**** Provided records

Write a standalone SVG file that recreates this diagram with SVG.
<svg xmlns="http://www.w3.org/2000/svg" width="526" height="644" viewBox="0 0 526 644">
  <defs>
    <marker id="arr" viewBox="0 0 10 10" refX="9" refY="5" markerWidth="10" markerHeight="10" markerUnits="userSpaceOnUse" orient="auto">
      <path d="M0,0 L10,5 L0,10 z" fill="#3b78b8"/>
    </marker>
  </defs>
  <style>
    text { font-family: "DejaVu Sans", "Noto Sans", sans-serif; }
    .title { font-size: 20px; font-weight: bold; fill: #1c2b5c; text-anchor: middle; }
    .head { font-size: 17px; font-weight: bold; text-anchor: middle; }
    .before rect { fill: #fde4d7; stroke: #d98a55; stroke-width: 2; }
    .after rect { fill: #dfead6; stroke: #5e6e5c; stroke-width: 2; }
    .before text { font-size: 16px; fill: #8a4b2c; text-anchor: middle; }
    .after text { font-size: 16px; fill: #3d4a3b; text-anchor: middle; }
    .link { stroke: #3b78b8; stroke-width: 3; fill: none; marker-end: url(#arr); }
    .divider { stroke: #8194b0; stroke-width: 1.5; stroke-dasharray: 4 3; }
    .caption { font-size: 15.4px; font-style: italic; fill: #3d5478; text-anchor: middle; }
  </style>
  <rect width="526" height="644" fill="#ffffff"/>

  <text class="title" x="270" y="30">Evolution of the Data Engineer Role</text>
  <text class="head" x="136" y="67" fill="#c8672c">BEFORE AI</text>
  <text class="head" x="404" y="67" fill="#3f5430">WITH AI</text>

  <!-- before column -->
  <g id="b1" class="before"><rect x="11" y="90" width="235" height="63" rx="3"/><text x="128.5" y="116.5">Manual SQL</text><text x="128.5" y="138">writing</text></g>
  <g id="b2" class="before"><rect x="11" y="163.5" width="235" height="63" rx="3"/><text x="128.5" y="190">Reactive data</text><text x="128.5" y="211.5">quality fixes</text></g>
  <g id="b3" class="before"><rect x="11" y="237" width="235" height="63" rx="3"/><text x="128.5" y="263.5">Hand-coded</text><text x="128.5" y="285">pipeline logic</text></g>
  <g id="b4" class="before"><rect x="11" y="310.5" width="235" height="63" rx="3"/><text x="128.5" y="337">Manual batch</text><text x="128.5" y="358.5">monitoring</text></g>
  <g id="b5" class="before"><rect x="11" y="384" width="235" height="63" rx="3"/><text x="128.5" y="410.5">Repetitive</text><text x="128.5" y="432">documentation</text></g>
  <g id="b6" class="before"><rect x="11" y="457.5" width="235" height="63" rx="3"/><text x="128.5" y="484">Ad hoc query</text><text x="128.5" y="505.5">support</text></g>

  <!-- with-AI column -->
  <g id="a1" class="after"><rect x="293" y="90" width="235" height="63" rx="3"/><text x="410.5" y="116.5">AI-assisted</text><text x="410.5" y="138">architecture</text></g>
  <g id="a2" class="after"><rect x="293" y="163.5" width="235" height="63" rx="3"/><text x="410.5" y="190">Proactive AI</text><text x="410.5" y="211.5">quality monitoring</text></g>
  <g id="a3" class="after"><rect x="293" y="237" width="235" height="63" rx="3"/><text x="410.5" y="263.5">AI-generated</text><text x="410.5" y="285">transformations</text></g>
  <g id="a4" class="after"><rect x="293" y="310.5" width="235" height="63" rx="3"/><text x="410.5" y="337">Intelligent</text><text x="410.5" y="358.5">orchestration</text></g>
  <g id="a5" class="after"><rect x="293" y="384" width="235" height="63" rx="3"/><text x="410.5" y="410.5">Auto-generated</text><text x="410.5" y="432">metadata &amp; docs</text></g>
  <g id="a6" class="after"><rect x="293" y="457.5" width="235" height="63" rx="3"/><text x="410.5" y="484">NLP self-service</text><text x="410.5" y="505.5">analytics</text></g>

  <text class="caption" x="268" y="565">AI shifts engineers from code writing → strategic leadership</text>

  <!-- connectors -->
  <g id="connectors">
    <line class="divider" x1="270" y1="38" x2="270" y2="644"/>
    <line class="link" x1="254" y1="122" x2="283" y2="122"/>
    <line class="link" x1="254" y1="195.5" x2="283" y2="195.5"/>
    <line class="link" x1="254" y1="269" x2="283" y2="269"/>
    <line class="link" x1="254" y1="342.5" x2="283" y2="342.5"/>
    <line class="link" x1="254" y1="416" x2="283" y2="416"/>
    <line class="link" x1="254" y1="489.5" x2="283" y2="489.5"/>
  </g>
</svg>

********
**** Provided records

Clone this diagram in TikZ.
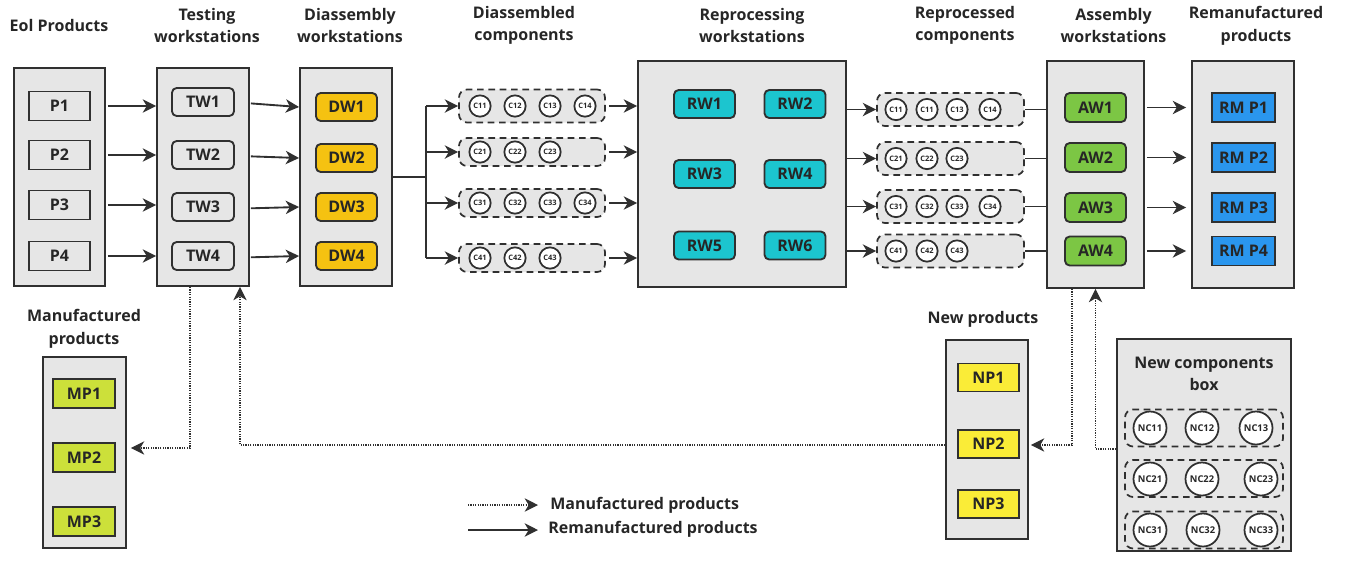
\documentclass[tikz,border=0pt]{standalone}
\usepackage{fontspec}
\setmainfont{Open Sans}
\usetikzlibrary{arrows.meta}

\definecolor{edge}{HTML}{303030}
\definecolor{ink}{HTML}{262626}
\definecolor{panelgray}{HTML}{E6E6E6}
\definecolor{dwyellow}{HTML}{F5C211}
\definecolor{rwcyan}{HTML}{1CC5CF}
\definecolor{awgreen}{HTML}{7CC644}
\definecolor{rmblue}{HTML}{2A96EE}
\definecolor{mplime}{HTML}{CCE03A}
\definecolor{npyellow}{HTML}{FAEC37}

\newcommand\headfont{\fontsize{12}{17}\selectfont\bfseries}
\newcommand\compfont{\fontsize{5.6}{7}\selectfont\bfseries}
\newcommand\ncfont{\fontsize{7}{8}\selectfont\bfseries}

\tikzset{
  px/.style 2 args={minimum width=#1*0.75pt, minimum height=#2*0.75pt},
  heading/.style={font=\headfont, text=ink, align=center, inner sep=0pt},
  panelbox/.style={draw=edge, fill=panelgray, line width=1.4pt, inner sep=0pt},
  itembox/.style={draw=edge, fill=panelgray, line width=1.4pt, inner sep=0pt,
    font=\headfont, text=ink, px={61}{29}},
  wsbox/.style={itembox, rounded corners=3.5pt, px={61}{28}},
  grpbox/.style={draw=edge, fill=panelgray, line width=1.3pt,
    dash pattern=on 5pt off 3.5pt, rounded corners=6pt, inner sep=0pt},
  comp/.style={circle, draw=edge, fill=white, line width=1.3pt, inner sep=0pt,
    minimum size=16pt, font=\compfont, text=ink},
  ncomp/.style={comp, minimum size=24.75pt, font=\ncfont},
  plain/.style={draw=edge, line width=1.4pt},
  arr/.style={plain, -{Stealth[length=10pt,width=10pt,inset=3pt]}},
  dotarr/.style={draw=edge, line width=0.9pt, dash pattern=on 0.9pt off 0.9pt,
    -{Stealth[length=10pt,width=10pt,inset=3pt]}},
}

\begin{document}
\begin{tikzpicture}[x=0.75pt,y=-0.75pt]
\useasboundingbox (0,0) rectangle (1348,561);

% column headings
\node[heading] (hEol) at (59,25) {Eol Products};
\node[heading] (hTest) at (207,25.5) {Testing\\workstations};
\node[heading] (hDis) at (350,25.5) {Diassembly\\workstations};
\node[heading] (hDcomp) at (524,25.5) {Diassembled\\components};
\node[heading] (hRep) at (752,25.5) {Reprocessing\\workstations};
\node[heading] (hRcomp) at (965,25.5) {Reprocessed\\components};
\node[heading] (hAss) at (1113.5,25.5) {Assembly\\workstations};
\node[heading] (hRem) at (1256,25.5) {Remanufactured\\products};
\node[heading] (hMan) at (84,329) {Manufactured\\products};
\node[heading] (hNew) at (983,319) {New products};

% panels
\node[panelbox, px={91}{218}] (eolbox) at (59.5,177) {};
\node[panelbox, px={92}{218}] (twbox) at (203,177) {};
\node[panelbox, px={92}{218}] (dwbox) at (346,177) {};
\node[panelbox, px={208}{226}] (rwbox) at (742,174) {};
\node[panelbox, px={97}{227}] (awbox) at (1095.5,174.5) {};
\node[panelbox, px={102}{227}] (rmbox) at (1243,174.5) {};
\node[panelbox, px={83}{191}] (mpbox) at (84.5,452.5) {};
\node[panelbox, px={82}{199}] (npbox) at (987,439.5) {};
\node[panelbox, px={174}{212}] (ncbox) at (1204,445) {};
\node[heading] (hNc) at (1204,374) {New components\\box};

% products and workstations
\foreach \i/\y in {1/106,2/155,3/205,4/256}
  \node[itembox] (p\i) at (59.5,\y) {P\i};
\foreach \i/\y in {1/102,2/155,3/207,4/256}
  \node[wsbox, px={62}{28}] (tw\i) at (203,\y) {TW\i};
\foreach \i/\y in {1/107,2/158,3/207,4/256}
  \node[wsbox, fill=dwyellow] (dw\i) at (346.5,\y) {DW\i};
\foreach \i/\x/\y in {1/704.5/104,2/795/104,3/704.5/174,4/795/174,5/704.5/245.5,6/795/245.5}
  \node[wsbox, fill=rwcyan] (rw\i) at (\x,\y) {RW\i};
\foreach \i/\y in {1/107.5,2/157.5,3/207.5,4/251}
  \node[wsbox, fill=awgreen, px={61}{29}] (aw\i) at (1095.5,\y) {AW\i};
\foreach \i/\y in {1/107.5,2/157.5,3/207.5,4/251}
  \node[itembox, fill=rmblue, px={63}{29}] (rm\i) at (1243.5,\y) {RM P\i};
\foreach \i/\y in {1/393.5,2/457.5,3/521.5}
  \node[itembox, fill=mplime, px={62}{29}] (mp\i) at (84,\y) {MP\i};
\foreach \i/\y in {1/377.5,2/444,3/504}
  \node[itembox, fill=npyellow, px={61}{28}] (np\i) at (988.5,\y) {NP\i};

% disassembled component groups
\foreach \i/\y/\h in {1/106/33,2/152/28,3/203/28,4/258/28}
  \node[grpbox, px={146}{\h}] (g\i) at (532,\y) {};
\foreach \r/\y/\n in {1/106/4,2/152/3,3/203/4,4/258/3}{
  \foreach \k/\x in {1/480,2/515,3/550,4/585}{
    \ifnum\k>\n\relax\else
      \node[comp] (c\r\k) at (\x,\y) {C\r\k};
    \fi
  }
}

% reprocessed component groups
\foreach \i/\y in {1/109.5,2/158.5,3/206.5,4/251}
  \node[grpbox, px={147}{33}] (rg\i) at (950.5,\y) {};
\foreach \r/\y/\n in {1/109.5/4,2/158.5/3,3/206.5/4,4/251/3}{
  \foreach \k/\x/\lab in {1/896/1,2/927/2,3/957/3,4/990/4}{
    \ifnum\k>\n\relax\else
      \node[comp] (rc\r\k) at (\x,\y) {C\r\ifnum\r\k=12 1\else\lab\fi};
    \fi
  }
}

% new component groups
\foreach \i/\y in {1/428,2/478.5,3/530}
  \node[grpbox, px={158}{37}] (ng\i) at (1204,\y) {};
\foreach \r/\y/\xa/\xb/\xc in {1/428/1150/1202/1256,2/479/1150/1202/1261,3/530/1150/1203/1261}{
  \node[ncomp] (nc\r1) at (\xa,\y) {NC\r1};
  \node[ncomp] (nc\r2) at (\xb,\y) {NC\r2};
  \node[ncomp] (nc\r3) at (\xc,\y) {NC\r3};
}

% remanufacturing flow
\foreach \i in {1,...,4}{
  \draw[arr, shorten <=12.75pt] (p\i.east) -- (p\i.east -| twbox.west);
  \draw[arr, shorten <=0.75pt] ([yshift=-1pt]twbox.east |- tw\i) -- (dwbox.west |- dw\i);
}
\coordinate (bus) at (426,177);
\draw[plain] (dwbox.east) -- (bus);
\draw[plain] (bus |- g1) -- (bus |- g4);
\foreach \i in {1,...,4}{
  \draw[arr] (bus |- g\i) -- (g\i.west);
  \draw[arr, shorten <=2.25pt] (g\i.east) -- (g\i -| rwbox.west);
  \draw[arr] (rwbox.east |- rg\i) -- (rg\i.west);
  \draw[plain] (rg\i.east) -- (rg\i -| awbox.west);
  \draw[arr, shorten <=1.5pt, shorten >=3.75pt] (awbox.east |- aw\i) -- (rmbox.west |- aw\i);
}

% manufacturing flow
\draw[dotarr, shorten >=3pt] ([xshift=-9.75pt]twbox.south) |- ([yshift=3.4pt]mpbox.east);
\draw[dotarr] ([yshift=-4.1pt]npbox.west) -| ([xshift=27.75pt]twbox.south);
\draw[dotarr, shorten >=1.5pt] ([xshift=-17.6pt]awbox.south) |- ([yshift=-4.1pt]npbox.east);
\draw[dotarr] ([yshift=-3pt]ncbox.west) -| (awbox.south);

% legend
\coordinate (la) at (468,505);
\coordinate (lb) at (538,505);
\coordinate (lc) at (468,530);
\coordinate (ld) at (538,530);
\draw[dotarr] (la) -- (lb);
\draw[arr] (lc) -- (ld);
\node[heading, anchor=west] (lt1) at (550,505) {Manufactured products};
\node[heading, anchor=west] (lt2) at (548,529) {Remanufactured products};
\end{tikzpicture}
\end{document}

********
**** Provided records

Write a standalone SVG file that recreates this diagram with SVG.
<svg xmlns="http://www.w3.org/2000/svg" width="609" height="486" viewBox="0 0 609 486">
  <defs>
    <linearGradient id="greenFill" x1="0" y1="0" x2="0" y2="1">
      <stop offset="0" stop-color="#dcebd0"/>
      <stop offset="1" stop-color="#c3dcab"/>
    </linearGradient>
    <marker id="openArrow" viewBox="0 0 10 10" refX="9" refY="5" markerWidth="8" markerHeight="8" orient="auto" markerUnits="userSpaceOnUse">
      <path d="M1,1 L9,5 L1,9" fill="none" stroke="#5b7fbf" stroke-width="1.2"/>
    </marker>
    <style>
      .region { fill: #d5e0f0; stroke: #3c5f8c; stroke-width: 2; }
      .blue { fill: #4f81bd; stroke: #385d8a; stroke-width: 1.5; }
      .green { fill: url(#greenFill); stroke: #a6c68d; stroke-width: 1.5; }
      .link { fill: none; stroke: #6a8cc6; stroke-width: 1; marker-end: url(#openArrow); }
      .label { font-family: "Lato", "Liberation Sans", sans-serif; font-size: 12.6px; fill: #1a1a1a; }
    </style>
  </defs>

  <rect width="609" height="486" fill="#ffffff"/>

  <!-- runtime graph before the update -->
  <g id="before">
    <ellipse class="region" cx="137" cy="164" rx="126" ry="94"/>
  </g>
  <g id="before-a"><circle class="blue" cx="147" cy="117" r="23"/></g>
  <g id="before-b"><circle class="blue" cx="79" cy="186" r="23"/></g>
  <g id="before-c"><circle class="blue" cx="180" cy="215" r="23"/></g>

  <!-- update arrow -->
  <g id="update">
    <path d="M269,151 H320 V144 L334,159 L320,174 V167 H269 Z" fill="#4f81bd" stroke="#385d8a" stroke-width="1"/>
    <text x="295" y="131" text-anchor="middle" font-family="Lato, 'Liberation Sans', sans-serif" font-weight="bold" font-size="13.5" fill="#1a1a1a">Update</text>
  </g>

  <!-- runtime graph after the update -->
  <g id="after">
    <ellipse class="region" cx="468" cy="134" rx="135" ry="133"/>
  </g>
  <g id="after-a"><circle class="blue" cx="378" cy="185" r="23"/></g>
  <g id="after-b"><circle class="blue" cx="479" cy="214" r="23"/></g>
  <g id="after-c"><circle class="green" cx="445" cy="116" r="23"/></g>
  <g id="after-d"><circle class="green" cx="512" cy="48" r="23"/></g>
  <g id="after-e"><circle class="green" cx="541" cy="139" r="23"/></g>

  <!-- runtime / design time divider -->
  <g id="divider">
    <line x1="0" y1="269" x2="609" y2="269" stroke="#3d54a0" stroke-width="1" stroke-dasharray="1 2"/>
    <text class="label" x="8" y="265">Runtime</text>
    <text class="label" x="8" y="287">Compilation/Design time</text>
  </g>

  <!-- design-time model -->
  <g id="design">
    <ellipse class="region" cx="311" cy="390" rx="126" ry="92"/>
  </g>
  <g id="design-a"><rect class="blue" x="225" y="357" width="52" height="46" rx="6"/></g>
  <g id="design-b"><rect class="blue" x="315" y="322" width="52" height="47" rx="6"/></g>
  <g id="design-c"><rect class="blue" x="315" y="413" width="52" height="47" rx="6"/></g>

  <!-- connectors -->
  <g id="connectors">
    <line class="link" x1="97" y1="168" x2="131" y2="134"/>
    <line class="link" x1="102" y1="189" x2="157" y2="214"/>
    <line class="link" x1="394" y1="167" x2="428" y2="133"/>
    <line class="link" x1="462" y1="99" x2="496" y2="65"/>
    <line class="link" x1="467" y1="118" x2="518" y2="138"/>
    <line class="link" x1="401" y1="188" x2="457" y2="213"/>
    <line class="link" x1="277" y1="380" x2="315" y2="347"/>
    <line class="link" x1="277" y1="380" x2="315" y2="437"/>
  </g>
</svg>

********

Restate word for word the lines that begin at the one with "Clone this diagram in TikZ." and end at the one with "(0,0) rectangle (1348,561);", including both, and leave every picture aside.

Clone this diagram in TikZ.
\documentclass[tikz,border=0pt]{standalone}
\usepackage{fontspec}
\setmainfont{Open Sans}
\usetikzlibrary{arrows.meta}

\definecolor{edge}{HTML}{303030}
\definecolor{ink}{HTML}{262626}
\definecolor{panelgray}{HTML}{E6E6E6}
\definecolor{dwyellow}{HTML}{F5C211}
\definecolor{rwcyan}{HTML}{1CC5CF}
\definecolor{awgreen}{HTML}{7CC644}
\definecolor{rmblue}{HTML}{2A96EE}
\definecolor{mplime}{HTML}{CCE03A}
\definecolor{npyellow}{HTML}{FAEC37}

\newcommand\headfont{\fontsize{12}{17}\selectfont\bfseries}
\newcommand\compfont{\fontsize{5.6}{7}\selectfont\bfseries}
\newcommand\ncfont{\fontsize{7}{8}\selectfont\bfseries}

\tikzset{
  px/.style 2 args={minimum width=#1*0.75pt, minimum height=#2*0.75pt},
  heading/.style={font=\headfont, text=ink, align=center, inner sep=0pt},
  panelbox/.style={draw=edge, fill=panelgray, line width=1.4pt, inner sep=0pt},
  itembox/.style={draw=edge, fill=panelgray, line width=1.4pt, inner sep=0pt,
    font=\headfont, text=ink, px={61}{29}},
  wsbox/.style={itembox, rounded corners=3.5pt, px={61}{28}},
  grpbox/.style={draw=edge, fill=panelgray, line width=1.3pt,
    dash pattern=on 5pt off 3.5pt, rounded corners=6pt, inner sep=0pt},
  comp/.style={circle, draw=edge, fill=white, line width=1.3pt, inner sep=0pt,
    minimum size=16pt, font=\compfont, text=ink},
  ncomp/.style={comp, minimum size=24.75pt, font=\ncfont},
  plain/.style={draw=edge, line width=1.4pt},
  arr/.style={plain, -{Stealth[length=10pt,width=10pt,inset=3pt]}},
  dotarr/.style={draw=edge, line width=0.9pt, dash pattern=on 0.9pt off 0.9pt,
    -{Stealth[length=10pt,width=10pt,inset=3pt]}},
}

\begin{document}
\begin{tikzpicture}[x=0.75pt,y=-0.75pt]
\useasboundingbox (0,0) rectangle (1348,561);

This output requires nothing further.